In recent weeks, financial markets have been sent into a whirlwind of speculation after the U.S. Federal Reserve (Fed) announced a 50 basis points (bps) rate cut, the largest since 2020. This decision has sparked serious concerns across the financial community, especially since history shows that large rate cuts often signal deeper economic troubles ahead. But what does this mean for investors, and how could it impact the economy?
The Nasdaq surged 2.7%, adding 476 points and reaching a high of 18,050, while the S&P 500 rose 93 points, or 1.66%, to sit at 5,711. Simultaneously, the crypto market saw a sharp bullish turn, with Bitcoin and Ethereum both recovering after recent slumps. Bitcoin broke through the $62,000 resistance, surging by 6.5% in the past 24 hours, while Ethereum climbed over 6%.

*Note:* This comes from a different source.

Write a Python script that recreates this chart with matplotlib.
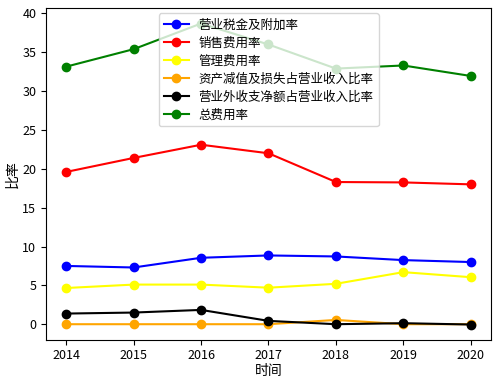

Historical Parallels to Previous Market Crashes
The Fed’s aggressive 50 bps rate cut, which many initially saw as a positive move, has raised eyebrows among financial experts. According to The Kobeissi Letter, a popular financial newsletter, this is only the third time in recent history that the Fed has begun a rate cut cycle with such a large reduction. The two previous times occurred in 2001 and 2007—both periods that were followed by significant economic downturns.
In 2001, the Fed’s rate cuts coincided with the dot-com bubble burst, leading to a 76% drop in the Nasdaq over a three-year period. Similarly, in 2007, rate cuts preceded the global financial crisis, and the Nasdaq experienced a 56% drop from its peak. These historical parallels suggest that large, early rate cuts may indicate that the Fed is seeing deeper underlying risks in the economy.
Why Did the Fed Cut Rates Now?
The economic context in 2024 is different, but it’s not without its challenges. Job growth has slowed, and inflation, while easing, remains a concern. Inflation dropped to 2.5% in August 2024, its lowest since February 2021, but there are signs of a slowdown in overall economic growth. The Fed’s rate cut may be a preemptive move to cushion the economy against potential risks such as rising debt levels and reduced economic activity.
The Kobeissi Letter pointed out that, despite relatively strong stock markets and tech stock highs, the rate cut could be a signal that the Fed sees more risks than are visible on the surface. The U.S. stock market initially rallied in response to the news, but by the end of the day, reality set in, and indices closed lower. This mixed reaction may indicate uncertainty about the long-term effects of the rate cut.
Implications for Investors and the Economy
The Fed's decision to cut rates by 50 bps suggests that they are trying to address specific economic concerns. However, history shows that such large cuts can precede economic downturns. Investors should remain cautious, particularly if more economic data points to weakness in job growth or rising debt burdens.
The crypto market, which often moves in response to broader economic trends, saw gains following the rate cut, with Bitcoin and Ethereum posting strong recoveries. However, as seen in previous economic cycles, these gains could be temporary if broader economic instability emerges.
The coming months will be crucial in determining whether the Fed’s rate cut helps to stabilize the economy or if it signals deeper problems, much like in 2001 and 2007. For now, the market remains on edge, and investors are watching closely for signs of what’s to come.